In its place, it can be a useful tool for emphasis (I’ve done it twice in this article), but used too often, or too heavily? Clunk, clunk, clunk.

6 Embarrassing typos

These are the kinds of typos you don’t want to slip through: missing the L out of public, missing the F out of shift, missing the B out of the name Hornby, missing the O out of count… I’ve found and fixed all of these, some of them many times (the missing L from public is the most frequent – be warned!). There are many, many times when spellcheck won’t save you, but some of those times are much more embarrassing than others!

7 Adherence to the publisher’s style

When you’re writing for different journals and book publishers, internal documents for your institution or reports for a funder, it’s not really possible to be across all the nuances of the house style for each one.

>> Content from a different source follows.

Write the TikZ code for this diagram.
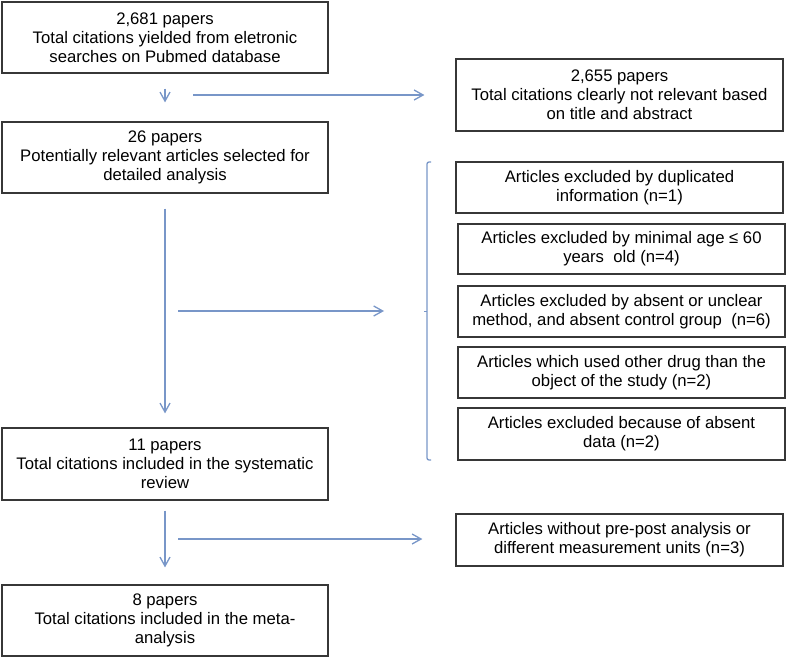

It’s always worth checking the style a journal or book publisher uses for references, as you can then export your references list from your management software in the right format – or at least a very close approximation of it.

Your copyeditor will be able to spend a greater proportion of their time concentrating on the text itself rather than changing full stops to commas in a long references list, or cutting full forenames to initials, or changing SMITH to Smith, so it’s always worthwhile doing that.

In addition, your copyeditor will ensure that the correct style is applied to your text so that the publisher is content to proceed to publication. I’ve had authors who’ve had a good go at the style themselves, and it’s always a sign that I’m working with an author who cares about their writing and the end product.

Equally, I had one author give it a go and, having got hold of the wrong end of the stick, be beautifully consistent – consistently wrong!

Mostly, I have authors who have just written as they always do, happy for their copyeditor (hello!) to turn their text into the required style.